All Quotes by Mathematics, from the points of view of the Mathematician and of the Physicist
“In the scientific world... decidedly vague and narrow conceptions of the functions of Mathematical thinking are current.In such circles, the notion is extremely common that the sole function of Mathematics is to provide the means of carrying out... calculations... and thus that Mathematics plays in them a comparatively humble part analogous to that of a mechanical tool.”
“Mathematical thinking...has played a most important part in the formation of the concepts with which the Physical Sciences work... [I]t has reduced the originally vague conceptions which arise in connection with physical observation to precise forms in which they can be exhibited as measurable quantities.”
“Mathematical thought is... the most all-pervading and the most highly specialized department of mental activity.”
“The more closely men scrutinized natural phenomena, at first for practical reasons, and later from intellectual curiosity, the more things and processes they found to have aspects which are measurable, and the more they were able to employ their developing Mathematical processes and concepts for the precise characterization of various aspects of the world of phenomena.”
“But... the natural development of Mathematical thought, starting as it did in connection with the more obvious aspects of sensuous experience, under the pressure of physical needs, brings it to a region reaching far beyond that in which the primitive intuitions of time, space, and matter formed the exclusive subject matter of the Science.”
“The ultimate aim of the Physicist, even [the]... experimental[ist], is much higher than that of attaining to a merely empirical knowledge of facts. His real object is to classify facts in such a way as to refer them to general laws which are of a more or less abstract character, and which involve concepts of schematic representations that require... the aid of the Mathematician.”
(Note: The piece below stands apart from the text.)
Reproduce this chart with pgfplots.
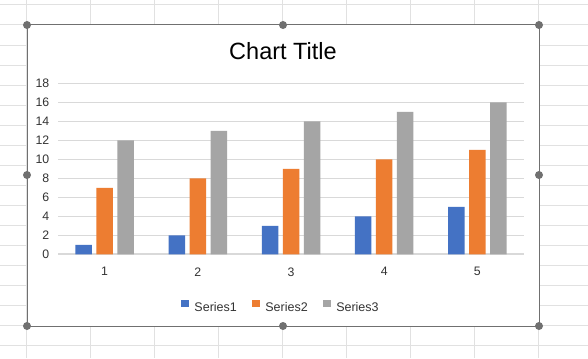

“Although the theoretical Physicist has for his real aim the formulation of abstract schemes for the description and correlation of the physical phenomena which he observes, with the Mathematician processes of abstraction must go very much further than with the Physicist.”
“A strong tendency of Mathematics in its later developments is to split up notions, originally undivided, into components, and to proceed to deal with these components in isolation, and often in separate branches of study.”
“Not only did Mathematical Science take its origin in the necessities and interests... in the physical world, but at every stage of its development the problems of Physics have been the source of the ideas which have directed the Mathematician, and from which new paths of investigation have been suggested...”
“But every great problem... from the physical side... has given rise to a train of ideas... and has started a host of questions... [which] have led him in most cases far beyond the original domain...”
“Mathematics can in the long run be developed to the highest degree of perfection, not only from the point of view of specialists within its own domain, but also as constituting an essential component of the intellectual life and stock of ideas of the world, only on the condition that it is allowed full freedom of self-expression.”
“The utilitarian notion... has the fatal limitation that it attempts to assign limits to what is, or may in the future become, useful, in accordance with a more or less arbitrarily restricted standard of what constitutes utility.”
“When the exigencies of Physics suggest to the Mathematician some... special problem for solution, he is impelled to search for some generalization, some law, under which a whole class of analogous processes or problems can be subsumed. ...The Physicist also ...is really occupied in attempting to exhibit ...some general law under which a whole class of phenomena can be subsumed. A narrow utilitarianism would be as fatal to the growth of Physics as to that of Mathematics.”
“The period in which Physical Mathematics was applied with such great success to continuous media probably reached its culmination in Maxwell's equations of Electrodynamics which are now usually regarded as representing the average effects exhibited when actual discreteness is smoothed out.”
“In our own time the centre of physical interest has transferred itself, in connection with Electromagnetism, to the molecular and sub-molecular domain, in which discrete objects become the subject of scrutiny.”
“The boundaries between Physics and Chemistry have been broken down. In this region of investigation... Physicists... have been rewarded by the discovery, during the last two decades, of a crowd of remarkable facts, probably destined to have the most far-reaching influence upon our conceptions of the material world.”
“It has been said that the Theory of Numbers is a subject which has never been soiled by any practical application. Who can be absolutely sure that even so apparently transcendental a branch of thought as this will always remain undefiled by the contaminating touch of physical application?”